Speaking to reporters at a meeting of Arab finance ministers and central bankers in Dubai, Alassaf said he was confident that his government could maintain current levels of spending in the medium term even if oil prices fell.

But future annual spending increases are likely to be in the high single digits, lower than in recent years, he said at a meeting of Arab finance ministers and central bankers in Dubai.

“I expect fiscal spending to increase at more moderate rates than in the past because we have been putting a lot of resources into investment, and we will reach a stage when we expect expenditure to grow at a rate that’s not as high as it has been in the last few years,” Alassaf said.

“I cannot pin down what’s the rate, but I would imagine it will be in single digits, maybe the higher side of single digits.”

Saudi Arabia has boosted government spending on welfare, job creation and economic infrastructure sharply in the last several years, partly to ease social content after Arab Spring uprisings elsewhere in the region.

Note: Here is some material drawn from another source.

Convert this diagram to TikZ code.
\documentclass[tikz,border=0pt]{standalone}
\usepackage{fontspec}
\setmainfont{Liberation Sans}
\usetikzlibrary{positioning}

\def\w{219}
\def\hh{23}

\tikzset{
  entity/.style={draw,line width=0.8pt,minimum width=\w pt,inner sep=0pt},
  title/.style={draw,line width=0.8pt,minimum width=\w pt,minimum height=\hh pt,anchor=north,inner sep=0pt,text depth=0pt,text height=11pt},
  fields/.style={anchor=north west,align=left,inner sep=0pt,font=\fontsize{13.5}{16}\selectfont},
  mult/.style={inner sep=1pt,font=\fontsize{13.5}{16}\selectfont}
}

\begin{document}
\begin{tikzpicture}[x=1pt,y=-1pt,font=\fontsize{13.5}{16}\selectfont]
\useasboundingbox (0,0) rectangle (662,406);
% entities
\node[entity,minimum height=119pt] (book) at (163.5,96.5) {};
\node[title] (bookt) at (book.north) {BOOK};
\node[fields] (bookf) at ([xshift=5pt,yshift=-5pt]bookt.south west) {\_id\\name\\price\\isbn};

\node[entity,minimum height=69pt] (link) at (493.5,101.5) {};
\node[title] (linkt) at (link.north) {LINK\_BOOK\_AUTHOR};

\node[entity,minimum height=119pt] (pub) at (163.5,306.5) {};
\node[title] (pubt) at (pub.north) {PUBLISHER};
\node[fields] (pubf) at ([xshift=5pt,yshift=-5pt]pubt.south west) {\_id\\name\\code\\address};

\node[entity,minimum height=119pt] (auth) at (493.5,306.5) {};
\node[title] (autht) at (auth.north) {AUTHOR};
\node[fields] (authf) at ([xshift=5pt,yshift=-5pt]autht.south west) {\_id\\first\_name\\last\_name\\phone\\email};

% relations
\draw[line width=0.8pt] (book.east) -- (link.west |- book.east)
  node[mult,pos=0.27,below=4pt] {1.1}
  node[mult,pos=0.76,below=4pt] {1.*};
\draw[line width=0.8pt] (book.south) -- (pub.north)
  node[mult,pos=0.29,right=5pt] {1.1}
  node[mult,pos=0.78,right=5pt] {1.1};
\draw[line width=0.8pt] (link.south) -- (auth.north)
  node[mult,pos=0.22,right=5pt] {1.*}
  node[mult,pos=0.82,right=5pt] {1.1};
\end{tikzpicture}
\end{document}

This year, for example, it has budgeted to spend a record 820 billion riyals ($219 billion), up 19 per cent from the amount originally planned for 2012.

High oil prices have allowed the kingdom to continue posting big budget surpluses, but in the long term its finances could deteriorate if oil prices fall sharply, and the International Monetary Fund has warned that the government could conceivably swing into deficit later this decade.

Alassaf said: “What I want to say is that over the last few years we set a number of firewalls and defence lines in case there is a decline in oil prices, which we do not expect.

“We have reduced debt to a very small percentage of our GDP (gross domestic product), we have increased our reserves so we can maintain expenditure over the medium term. We are now confident that we can maintain it over the medium term even if oil prices decline.”